### DIRECTIVE
Your task is to quote, unchanged, only the lines from the one with "Write the Plotly code for this chart." through the one with "Y_P = [-9.4, -13.3, -14.7, -16.8, -20.4, -22.4, -25.7]", both ends included.

### MATERIAL FOR THIS TASK
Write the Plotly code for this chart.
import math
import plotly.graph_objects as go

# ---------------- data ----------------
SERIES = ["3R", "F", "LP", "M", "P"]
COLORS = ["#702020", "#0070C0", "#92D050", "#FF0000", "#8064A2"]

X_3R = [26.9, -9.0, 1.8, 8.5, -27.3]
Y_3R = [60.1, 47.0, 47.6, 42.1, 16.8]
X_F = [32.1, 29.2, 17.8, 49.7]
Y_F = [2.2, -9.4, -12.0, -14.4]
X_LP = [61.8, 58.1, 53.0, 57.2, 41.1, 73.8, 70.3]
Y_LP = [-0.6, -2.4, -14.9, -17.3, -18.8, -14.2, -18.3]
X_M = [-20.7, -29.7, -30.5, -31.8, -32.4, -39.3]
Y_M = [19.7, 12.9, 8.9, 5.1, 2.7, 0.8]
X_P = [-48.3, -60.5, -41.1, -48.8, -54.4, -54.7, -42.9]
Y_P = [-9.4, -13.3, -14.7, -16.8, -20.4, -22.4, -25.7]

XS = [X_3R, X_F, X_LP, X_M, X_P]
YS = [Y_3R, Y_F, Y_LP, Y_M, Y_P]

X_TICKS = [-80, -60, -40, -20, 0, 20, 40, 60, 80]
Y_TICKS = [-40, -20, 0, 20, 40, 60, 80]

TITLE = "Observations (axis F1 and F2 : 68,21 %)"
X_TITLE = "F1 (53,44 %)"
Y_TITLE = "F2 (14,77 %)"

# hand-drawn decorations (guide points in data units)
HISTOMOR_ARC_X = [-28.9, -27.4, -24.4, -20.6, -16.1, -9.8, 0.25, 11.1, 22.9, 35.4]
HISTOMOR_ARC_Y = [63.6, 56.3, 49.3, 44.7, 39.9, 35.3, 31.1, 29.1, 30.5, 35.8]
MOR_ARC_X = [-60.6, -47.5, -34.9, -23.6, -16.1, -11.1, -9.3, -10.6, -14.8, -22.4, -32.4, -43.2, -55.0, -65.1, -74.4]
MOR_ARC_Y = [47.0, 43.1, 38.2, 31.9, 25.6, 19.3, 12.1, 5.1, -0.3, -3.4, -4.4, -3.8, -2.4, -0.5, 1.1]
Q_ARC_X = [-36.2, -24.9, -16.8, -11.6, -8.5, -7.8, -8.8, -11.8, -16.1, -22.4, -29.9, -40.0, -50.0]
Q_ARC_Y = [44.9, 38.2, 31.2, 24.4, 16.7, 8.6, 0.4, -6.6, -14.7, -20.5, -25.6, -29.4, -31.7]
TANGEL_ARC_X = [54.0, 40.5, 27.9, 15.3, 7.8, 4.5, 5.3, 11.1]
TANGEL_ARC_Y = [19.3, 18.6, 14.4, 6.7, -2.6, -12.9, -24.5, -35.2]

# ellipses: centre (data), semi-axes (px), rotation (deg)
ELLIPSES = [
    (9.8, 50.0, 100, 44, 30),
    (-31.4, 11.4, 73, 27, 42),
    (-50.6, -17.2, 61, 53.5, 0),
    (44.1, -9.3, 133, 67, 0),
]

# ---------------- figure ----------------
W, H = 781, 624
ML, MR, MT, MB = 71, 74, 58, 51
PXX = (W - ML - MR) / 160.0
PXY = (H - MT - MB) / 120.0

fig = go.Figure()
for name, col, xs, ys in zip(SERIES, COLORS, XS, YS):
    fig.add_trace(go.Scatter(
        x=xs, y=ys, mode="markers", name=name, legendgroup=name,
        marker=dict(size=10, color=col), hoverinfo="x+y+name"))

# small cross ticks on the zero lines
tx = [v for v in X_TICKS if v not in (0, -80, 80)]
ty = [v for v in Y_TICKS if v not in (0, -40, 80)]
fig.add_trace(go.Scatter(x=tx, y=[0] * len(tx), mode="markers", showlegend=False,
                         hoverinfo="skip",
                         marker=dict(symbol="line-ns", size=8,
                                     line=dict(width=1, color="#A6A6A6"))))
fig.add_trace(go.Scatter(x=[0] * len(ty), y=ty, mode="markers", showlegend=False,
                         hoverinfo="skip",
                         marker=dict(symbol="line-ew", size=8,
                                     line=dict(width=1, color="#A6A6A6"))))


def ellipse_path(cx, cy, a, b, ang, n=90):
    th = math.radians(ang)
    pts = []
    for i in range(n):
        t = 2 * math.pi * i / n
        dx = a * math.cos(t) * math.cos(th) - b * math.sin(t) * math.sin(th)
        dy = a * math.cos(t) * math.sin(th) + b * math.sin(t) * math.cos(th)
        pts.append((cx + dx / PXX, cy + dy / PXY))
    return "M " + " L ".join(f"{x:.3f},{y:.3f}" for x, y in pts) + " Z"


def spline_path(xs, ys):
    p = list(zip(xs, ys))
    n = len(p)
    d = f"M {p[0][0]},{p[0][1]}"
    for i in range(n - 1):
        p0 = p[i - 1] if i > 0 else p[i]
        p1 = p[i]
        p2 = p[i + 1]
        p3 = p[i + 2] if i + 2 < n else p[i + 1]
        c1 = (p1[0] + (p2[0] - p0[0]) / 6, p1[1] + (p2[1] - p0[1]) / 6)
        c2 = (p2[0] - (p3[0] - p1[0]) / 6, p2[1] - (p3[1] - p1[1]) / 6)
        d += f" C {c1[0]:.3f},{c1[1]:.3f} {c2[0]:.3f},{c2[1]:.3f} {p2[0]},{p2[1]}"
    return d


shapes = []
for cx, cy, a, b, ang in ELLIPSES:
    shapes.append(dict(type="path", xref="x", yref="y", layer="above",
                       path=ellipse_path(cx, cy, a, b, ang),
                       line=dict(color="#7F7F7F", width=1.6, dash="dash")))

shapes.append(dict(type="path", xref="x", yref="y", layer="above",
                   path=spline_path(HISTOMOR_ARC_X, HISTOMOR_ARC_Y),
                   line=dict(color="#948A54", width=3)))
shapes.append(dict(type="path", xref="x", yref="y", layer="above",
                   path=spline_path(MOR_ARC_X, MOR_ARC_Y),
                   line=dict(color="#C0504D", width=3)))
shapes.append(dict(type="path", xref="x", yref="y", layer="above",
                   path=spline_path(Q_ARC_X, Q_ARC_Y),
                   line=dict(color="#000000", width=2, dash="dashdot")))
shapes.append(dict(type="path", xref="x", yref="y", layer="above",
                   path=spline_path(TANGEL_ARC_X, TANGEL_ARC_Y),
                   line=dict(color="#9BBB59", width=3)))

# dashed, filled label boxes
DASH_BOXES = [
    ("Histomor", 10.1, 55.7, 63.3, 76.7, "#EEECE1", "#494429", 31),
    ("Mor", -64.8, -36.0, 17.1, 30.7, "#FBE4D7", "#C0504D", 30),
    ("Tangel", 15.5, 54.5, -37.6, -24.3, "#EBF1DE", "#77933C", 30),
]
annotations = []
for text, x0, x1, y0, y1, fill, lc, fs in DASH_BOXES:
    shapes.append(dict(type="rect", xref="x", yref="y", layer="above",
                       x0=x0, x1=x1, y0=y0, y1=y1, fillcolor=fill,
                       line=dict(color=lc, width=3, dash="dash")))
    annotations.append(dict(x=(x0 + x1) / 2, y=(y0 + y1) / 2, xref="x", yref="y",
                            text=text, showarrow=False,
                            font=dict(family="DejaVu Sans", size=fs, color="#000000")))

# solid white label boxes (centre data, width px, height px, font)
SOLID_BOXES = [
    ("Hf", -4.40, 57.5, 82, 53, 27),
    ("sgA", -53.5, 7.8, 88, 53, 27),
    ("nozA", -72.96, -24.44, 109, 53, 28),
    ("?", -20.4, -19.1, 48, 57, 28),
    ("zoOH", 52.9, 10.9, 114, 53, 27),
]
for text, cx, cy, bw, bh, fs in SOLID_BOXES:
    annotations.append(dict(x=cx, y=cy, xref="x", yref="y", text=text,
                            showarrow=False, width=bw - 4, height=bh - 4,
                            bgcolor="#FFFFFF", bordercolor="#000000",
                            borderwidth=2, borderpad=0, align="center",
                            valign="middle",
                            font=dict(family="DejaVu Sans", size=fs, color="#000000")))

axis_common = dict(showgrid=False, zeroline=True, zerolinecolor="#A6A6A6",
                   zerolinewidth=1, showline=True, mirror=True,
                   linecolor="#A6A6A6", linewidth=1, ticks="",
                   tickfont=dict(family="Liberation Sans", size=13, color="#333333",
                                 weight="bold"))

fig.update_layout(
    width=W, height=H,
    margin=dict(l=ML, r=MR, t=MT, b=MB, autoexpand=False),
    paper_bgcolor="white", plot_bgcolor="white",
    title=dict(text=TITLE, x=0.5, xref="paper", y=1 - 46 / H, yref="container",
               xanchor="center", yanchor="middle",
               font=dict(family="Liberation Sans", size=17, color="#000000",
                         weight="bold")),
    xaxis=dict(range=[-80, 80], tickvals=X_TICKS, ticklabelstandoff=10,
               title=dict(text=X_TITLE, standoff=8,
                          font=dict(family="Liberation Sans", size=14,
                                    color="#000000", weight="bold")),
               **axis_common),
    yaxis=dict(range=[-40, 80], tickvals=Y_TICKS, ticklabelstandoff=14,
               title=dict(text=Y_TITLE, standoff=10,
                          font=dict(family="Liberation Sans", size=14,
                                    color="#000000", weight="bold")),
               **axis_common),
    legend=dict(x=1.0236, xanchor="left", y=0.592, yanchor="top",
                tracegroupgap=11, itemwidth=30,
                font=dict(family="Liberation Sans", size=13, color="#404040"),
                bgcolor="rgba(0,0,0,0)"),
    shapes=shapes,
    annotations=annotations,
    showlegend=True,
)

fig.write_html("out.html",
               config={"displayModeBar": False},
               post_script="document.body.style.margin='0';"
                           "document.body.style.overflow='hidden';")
==
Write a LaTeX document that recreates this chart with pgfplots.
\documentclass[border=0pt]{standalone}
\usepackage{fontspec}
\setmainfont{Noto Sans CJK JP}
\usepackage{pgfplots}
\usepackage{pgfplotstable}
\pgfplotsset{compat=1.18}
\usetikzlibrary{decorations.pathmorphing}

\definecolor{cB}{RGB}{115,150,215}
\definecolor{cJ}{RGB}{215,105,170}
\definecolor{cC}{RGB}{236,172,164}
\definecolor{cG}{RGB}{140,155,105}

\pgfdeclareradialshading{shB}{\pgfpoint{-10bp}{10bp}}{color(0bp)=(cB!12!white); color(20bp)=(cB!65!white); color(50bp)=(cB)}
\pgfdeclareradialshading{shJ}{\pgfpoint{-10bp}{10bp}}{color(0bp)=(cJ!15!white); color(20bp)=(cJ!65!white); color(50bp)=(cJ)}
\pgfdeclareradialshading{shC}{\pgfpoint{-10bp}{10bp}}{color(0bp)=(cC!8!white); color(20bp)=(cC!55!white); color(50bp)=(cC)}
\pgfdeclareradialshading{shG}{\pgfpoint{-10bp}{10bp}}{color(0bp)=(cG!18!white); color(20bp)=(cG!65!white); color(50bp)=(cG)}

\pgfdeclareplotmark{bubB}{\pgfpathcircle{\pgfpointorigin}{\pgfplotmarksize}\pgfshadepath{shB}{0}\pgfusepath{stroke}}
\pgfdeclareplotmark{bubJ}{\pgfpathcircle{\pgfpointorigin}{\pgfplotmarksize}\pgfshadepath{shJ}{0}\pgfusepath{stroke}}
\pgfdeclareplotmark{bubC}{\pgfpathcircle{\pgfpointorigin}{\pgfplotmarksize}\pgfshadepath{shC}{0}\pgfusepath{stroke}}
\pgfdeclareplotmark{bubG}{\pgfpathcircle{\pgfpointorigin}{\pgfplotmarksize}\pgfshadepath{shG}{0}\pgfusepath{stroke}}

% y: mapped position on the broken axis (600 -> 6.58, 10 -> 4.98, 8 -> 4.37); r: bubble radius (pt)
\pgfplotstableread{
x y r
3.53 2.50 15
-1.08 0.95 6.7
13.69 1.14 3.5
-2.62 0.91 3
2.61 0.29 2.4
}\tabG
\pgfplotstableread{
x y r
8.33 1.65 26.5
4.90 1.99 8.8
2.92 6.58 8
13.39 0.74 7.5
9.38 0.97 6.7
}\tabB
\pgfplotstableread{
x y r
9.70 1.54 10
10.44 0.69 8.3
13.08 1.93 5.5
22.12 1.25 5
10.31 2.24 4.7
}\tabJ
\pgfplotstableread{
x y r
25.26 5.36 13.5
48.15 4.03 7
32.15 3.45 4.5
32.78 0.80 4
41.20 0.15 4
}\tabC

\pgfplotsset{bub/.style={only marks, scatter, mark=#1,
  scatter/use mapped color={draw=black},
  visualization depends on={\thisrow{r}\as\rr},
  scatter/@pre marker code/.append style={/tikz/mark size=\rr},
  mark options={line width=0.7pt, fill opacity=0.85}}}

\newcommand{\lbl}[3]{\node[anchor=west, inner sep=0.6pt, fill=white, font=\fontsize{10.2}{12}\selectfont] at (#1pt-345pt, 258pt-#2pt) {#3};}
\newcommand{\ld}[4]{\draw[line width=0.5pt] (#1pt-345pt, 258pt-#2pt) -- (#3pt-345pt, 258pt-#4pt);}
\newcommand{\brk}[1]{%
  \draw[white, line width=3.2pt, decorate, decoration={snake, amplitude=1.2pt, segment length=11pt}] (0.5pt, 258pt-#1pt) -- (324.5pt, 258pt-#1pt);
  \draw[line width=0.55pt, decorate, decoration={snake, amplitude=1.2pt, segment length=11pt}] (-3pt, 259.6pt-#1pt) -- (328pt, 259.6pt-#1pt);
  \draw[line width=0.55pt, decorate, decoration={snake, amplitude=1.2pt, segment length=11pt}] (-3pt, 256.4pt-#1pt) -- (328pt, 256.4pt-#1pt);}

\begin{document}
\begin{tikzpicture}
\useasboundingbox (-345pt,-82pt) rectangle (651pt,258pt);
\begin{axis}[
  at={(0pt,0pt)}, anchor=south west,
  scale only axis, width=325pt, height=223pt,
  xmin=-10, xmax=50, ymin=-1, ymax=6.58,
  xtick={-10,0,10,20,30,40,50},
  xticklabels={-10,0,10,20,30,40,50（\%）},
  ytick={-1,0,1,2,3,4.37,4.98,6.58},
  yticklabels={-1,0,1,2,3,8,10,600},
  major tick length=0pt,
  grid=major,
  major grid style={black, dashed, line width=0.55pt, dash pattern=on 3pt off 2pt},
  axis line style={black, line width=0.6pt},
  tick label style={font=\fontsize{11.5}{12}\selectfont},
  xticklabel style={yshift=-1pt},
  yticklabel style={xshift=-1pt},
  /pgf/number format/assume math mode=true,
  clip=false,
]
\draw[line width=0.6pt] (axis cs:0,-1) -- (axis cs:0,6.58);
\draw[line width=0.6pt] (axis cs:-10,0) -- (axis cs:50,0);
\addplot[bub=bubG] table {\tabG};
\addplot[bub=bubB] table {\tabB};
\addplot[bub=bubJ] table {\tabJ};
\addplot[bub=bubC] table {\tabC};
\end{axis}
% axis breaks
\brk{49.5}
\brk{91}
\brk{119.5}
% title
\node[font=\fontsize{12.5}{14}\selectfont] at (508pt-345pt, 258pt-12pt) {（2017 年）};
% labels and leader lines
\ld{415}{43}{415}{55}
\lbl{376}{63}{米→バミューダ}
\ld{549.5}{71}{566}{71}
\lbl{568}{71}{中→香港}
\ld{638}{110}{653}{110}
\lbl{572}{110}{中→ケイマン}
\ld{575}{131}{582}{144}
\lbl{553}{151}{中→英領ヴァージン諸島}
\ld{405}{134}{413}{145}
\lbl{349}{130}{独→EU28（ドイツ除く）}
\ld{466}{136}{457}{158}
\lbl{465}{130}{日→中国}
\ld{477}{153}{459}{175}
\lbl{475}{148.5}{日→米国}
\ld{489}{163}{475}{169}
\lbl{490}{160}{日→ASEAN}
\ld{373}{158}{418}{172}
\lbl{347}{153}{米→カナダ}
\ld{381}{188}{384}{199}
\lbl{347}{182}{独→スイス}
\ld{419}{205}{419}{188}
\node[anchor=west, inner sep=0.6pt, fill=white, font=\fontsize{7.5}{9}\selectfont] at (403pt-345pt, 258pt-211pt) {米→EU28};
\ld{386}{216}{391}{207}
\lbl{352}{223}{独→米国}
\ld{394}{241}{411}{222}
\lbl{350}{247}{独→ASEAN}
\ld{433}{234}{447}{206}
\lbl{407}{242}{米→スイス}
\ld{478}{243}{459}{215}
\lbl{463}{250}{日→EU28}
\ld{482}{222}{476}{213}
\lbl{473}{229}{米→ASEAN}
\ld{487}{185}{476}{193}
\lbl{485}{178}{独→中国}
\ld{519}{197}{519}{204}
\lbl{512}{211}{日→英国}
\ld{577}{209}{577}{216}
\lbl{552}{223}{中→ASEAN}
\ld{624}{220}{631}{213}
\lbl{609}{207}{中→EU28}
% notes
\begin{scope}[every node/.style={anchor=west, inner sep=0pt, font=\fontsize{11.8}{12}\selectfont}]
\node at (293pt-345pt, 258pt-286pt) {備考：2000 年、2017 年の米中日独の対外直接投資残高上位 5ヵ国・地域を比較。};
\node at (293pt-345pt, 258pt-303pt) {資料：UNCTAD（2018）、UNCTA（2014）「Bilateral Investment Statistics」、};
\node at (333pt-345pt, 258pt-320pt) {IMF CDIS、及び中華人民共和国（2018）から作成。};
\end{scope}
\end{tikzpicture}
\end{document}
* * *
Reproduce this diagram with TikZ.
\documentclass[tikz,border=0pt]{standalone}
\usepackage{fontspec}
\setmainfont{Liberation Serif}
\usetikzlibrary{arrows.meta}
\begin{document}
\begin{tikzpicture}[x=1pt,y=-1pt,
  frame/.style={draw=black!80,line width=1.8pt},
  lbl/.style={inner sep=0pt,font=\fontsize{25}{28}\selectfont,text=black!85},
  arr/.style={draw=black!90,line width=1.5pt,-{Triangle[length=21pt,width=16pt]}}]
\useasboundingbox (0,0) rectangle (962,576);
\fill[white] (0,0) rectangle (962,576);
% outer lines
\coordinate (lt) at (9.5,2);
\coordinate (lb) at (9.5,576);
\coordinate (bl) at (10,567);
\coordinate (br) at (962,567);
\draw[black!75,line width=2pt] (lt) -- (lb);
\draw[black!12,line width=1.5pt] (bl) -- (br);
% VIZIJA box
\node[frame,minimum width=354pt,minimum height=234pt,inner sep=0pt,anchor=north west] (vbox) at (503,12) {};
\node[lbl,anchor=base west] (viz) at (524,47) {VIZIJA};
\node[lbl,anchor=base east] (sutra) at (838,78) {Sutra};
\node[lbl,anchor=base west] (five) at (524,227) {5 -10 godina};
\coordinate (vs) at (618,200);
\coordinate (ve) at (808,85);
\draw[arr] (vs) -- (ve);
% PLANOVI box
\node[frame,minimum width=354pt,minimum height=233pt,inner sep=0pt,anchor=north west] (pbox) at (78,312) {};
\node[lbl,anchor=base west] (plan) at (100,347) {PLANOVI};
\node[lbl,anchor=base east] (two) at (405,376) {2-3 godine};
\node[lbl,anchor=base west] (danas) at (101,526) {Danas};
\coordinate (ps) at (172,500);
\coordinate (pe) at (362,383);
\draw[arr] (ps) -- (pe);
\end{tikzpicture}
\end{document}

### THE ANSWER
Write the Plotly code for this chart.
import math
import plotly.graph_objects as go

# ---------------- data ----------------
SERIES = ["3R", "F", "LP", "M", "P"]
COLORS = ["#702020", "#0070C0", "#92D050", "#FF0000", "#8064A2"]

X_3R = [26.9, -9.0, 1.8, 8.5, -27.3]
Y_3R = [60.1, 47.0, 47.6, 42.1, 16.8]
X_F = [32.1, 29.2, 17.8, 49.7]
Y_F = [2.2, -9.4, -12.0, -14.4]
X_LP = [61.8, 58.1, 53.0, 57.2, 41.1, 73.8, 70.3]
Y_LP = [-0.6, -2.4, -14.9, -17.3, -18.8, -14.2, -18.3]
X_M = [-20.7, -29.7, -30.5, -31.8, -32.4, -39.3]
Y_M = [19.7, 12.9, 8.9, 5.1, 2.7, 0.8]
X_P = [-48.3, -60.5, -41.1, -48.8, -54.4, -54.7, -42.9]
Y_P = [-9.4, -13.3, -14.7, -16.8, -20.4, -22.4, -25.7]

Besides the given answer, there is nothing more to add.